COLLECTED DATA →
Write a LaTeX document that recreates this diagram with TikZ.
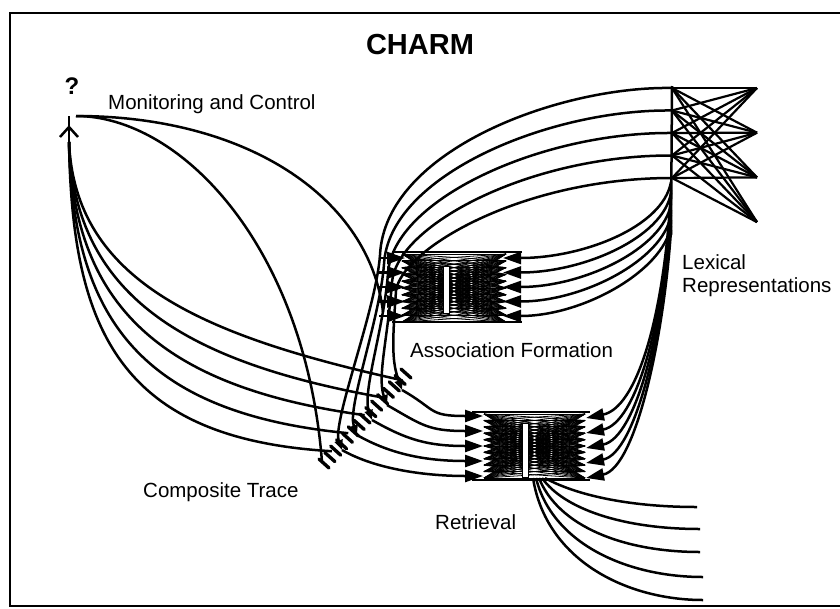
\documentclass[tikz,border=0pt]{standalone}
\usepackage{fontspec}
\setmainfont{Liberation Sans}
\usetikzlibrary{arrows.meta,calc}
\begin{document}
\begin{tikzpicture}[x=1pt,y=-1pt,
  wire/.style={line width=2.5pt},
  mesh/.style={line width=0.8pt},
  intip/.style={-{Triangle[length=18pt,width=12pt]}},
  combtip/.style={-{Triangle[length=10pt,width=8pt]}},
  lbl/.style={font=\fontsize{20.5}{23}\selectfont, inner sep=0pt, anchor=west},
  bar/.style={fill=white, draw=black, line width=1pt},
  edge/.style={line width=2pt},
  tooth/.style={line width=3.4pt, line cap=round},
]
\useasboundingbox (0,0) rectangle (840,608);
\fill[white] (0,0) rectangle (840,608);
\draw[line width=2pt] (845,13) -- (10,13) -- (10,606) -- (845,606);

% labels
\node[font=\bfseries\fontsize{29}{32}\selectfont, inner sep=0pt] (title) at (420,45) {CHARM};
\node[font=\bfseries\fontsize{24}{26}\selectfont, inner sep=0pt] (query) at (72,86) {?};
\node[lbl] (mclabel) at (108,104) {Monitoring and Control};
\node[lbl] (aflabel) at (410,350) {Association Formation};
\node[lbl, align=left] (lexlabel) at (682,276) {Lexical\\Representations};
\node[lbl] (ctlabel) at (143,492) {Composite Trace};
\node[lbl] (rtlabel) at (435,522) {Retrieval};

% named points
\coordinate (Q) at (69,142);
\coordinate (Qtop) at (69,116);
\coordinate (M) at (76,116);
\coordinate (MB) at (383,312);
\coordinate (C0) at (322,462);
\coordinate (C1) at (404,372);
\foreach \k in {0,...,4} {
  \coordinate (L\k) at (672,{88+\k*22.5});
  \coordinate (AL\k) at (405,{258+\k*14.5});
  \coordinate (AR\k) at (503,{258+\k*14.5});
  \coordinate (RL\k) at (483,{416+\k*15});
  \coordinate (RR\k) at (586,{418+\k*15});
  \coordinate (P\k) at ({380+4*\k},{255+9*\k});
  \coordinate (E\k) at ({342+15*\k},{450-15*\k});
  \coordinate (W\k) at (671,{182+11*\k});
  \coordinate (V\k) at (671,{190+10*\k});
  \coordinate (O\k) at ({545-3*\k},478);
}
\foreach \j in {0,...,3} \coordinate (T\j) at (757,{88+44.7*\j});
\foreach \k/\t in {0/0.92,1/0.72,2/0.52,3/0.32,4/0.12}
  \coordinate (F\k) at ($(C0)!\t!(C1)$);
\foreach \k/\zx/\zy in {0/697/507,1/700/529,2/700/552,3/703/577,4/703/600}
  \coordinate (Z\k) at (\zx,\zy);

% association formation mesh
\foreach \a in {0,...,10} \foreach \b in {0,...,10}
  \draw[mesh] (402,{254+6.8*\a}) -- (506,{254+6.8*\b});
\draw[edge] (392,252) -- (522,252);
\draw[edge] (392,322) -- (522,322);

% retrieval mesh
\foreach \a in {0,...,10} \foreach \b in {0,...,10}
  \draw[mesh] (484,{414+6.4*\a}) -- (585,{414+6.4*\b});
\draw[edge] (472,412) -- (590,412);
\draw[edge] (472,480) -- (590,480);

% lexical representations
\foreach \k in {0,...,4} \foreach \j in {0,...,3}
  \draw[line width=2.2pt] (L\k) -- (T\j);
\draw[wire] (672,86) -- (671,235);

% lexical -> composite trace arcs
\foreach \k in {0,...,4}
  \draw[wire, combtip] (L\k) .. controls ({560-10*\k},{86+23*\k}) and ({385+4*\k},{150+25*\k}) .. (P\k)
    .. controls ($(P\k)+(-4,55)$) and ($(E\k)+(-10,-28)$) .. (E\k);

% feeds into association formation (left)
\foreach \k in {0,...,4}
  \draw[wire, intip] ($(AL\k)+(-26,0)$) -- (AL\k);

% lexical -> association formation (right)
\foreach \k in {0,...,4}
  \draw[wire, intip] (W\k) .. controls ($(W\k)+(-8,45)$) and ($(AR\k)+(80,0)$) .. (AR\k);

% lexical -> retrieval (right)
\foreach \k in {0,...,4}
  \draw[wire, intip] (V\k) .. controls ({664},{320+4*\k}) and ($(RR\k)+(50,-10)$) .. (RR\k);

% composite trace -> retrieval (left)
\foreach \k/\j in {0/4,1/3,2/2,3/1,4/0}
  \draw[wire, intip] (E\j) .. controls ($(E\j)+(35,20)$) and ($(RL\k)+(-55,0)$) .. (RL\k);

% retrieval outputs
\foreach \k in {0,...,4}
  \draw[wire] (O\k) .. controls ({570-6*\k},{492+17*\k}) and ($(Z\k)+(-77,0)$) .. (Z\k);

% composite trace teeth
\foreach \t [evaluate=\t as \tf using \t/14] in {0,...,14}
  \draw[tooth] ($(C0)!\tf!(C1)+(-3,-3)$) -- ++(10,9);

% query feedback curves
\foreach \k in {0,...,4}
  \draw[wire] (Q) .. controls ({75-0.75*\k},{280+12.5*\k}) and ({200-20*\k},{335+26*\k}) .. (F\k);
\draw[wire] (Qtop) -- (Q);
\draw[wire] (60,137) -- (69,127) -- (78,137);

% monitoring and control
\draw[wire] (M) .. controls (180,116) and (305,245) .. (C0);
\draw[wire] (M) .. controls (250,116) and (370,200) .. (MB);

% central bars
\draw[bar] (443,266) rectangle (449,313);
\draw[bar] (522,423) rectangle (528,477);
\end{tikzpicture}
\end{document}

PROBLEM DETAILS → Return, unchanged, the lines from the first line of the material through the line that holds "(rtlabel) at (435,522)", inclusive, omitting pictures.

ANSWER IN FULL →
Write a LaTeX document that recreates this diagram with TikZ.
\documentclass[tikz,border=0pt]{standalone}
\usepackage{fontspec}
\setmainfont{Liberation Sans}
\usetikzlibrary{arrows.meta,calc}
\begin{document}
\begin{tikzpicture}[x=1pt,y=-1pt,
  wire/.style={line width=2.5pt},
  mesh/.style={line width=0.8pt},
  intip/.style={-{Triangle[length=18pt,width=12pt]}},
  combtip/.style={-{Triangle[length=10pt,width=8pt]}},
  lbl/.style={font=\fontsize{20.5}{23}\selectfont, inner sep=0pt, anchor=west},
  bar/.style={fill=white, draw=black, line width=1pt},
  edge/.style={line width=2pt},
  tooth/.style={line width=3.4pt, line cap=round},
]
\useasboundingbox (0,0) rectangle (840,608);
\fill[white] (0,0) rectangle (840,608);
\draw[line width=2pt] (845,13) -- (10,13) -- (10,606) -- (845,606);

% labels
\node[font=\bfseries\fontsize{29}{32}\selectfont, inner sep=0pt] (title) at (420,45) {CHARM};
\node[font=\bfseries\fontsize{24}{26}\selectfont, inner sep=0pt] (query) at (72,86) {?};
\node[lbl] (mclabel) at (108,104) {Monitoring and Control};
\node[lbl] (aflabel) at (410,350) {Association Formation};
\node[lbl, align=left] (lexlabel) at (682,276) {Lexical\\Representations};
\node[lbl] (ctlabel) at (143,492) {Composite Trace};
\node[lbl] (rtlabel) at (435,522) {Retrieval};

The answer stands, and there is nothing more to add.